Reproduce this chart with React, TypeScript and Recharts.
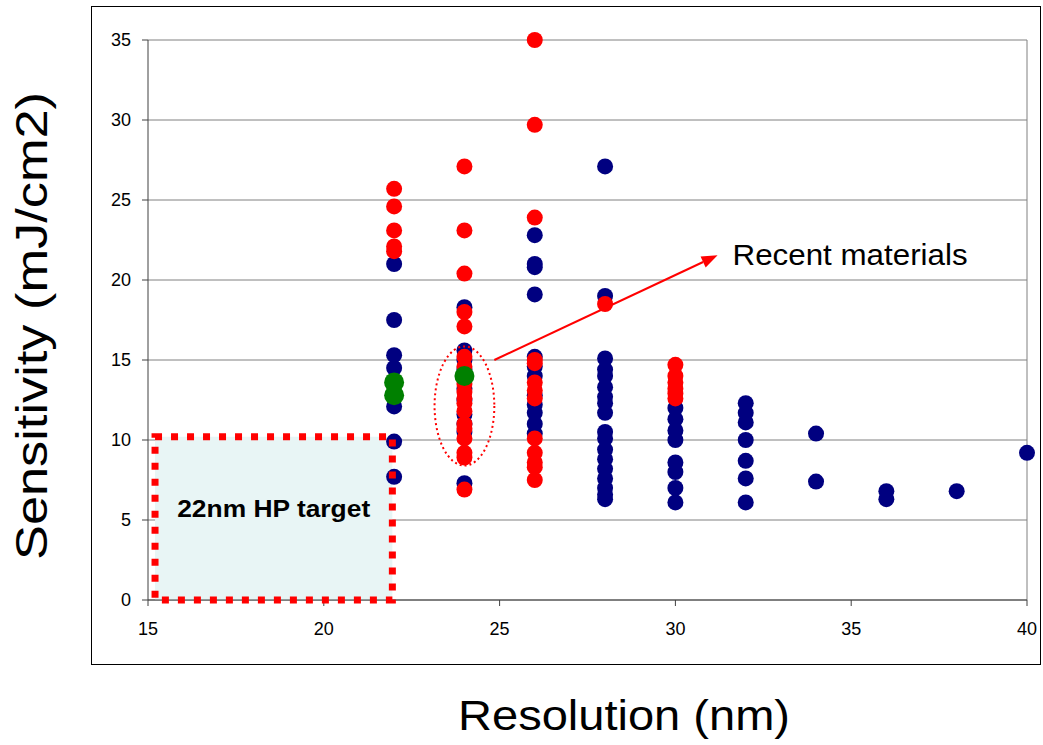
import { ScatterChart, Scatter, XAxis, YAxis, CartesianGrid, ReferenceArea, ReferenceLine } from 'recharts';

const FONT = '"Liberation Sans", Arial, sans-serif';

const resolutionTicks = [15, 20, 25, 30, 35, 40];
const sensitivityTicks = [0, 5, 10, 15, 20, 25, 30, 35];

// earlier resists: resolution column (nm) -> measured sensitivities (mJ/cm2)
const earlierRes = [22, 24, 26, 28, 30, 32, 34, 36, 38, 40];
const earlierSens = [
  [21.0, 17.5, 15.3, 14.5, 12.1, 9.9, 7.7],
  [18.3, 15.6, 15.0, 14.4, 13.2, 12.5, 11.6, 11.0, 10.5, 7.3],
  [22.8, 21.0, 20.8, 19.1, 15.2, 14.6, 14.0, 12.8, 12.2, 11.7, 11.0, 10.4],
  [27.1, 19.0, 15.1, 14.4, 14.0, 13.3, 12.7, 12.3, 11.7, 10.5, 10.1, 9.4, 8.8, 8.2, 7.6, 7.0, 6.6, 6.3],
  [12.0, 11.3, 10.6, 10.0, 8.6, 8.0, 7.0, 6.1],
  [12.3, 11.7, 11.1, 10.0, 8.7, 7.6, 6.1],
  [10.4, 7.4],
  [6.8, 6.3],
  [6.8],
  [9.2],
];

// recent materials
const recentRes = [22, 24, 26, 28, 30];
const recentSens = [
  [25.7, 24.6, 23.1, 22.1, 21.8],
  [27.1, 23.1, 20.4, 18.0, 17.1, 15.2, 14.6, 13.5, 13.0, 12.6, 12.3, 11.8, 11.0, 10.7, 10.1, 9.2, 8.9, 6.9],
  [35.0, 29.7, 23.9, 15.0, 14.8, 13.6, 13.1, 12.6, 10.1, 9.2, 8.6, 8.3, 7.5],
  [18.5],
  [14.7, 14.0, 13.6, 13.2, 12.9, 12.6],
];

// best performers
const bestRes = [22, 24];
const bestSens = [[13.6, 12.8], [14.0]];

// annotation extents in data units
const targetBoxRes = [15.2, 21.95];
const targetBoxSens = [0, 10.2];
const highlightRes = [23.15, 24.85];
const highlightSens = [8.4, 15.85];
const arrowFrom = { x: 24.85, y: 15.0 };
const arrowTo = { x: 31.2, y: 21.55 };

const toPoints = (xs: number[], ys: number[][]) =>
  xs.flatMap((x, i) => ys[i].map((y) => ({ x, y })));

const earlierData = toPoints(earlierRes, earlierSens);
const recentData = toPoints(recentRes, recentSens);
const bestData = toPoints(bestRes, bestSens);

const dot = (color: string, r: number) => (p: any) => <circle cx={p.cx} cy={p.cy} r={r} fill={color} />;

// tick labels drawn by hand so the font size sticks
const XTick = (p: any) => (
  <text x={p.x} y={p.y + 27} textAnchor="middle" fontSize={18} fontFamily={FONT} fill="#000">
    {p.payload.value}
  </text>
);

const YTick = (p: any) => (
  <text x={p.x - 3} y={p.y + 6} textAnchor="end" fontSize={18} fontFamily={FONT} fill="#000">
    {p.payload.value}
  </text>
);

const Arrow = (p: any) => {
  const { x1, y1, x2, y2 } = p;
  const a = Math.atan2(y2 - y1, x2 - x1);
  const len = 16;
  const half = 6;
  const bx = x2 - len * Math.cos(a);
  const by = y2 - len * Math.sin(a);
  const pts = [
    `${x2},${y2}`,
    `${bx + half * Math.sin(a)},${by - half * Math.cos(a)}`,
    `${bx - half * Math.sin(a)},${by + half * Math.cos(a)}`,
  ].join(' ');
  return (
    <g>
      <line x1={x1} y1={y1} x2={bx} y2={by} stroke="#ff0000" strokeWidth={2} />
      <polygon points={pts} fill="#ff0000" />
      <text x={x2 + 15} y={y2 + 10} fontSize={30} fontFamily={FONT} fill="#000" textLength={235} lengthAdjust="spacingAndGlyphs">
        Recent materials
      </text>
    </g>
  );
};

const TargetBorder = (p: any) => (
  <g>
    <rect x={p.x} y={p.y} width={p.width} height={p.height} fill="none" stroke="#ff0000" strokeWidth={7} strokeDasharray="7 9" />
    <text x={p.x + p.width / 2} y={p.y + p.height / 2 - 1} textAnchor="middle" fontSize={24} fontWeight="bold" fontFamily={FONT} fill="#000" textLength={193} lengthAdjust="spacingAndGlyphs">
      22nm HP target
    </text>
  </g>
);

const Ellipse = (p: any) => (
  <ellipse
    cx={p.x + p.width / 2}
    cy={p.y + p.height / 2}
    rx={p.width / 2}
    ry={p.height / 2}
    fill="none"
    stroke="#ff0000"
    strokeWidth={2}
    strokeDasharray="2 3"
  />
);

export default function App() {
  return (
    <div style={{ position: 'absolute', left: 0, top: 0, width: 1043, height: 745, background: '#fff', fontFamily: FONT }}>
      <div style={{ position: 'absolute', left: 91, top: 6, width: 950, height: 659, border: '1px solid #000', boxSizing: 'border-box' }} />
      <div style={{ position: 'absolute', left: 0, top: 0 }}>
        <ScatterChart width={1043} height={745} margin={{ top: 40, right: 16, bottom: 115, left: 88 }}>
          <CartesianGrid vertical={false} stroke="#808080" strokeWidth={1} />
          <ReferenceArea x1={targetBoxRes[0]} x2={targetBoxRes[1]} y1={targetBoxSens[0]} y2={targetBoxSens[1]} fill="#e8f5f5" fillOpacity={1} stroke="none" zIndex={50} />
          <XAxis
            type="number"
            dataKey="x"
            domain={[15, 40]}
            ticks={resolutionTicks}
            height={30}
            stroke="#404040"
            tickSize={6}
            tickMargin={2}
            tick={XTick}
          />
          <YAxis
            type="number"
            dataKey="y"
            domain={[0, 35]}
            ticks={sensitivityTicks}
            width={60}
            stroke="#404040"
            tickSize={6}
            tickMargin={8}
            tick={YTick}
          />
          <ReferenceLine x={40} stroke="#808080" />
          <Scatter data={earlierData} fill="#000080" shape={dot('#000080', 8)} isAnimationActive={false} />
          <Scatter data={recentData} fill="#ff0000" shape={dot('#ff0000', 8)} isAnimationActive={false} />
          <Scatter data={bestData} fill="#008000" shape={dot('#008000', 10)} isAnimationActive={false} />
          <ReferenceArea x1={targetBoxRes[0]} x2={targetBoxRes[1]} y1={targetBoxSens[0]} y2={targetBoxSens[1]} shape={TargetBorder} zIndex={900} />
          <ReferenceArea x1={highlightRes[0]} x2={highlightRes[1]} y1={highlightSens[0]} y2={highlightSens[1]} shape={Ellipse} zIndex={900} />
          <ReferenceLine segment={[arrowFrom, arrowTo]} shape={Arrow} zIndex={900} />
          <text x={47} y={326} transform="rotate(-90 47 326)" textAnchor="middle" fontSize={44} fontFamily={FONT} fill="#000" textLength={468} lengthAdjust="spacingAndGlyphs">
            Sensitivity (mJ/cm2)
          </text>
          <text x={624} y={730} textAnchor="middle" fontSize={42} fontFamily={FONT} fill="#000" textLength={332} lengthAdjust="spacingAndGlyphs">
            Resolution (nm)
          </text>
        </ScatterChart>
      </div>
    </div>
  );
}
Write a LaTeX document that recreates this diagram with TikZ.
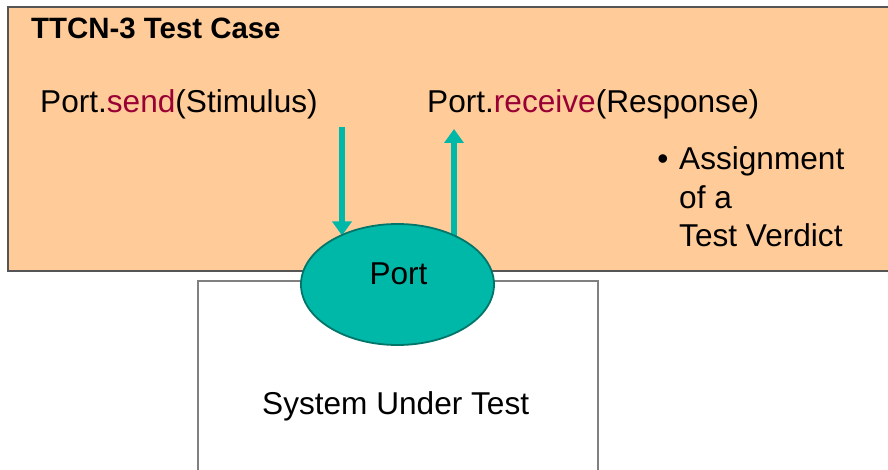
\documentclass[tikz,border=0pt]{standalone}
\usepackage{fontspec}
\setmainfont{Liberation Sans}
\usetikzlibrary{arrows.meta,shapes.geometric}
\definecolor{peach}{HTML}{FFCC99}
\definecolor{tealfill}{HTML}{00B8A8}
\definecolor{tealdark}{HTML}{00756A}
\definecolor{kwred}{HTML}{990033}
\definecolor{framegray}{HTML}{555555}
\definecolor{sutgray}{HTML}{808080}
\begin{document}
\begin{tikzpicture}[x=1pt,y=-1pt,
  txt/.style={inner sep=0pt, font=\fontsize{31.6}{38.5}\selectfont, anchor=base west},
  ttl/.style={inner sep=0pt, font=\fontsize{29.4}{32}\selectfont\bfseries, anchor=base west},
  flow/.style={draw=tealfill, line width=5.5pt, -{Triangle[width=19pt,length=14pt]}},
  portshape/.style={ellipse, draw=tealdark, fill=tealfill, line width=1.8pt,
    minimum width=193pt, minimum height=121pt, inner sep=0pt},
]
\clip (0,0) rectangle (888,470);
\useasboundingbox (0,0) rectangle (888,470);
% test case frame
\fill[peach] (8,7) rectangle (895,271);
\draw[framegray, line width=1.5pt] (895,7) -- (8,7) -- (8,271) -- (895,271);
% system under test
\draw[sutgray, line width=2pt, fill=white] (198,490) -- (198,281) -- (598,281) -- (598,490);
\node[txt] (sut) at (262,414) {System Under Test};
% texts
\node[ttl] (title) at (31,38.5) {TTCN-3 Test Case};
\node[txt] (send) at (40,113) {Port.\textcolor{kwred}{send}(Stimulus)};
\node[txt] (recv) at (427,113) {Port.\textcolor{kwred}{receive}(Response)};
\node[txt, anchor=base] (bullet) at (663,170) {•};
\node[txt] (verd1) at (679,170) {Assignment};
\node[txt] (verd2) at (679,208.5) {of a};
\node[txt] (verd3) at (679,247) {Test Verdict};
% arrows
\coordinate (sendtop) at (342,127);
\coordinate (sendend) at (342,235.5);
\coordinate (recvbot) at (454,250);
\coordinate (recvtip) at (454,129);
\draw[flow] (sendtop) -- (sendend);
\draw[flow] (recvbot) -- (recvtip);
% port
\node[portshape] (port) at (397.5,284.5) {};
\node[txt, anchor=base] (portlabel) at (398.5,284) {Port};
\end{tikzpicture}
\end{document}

* * * * *

— What you will do —
Reply with one number only: how many lines of the listing hold "this"?

— Output of the exercise —
2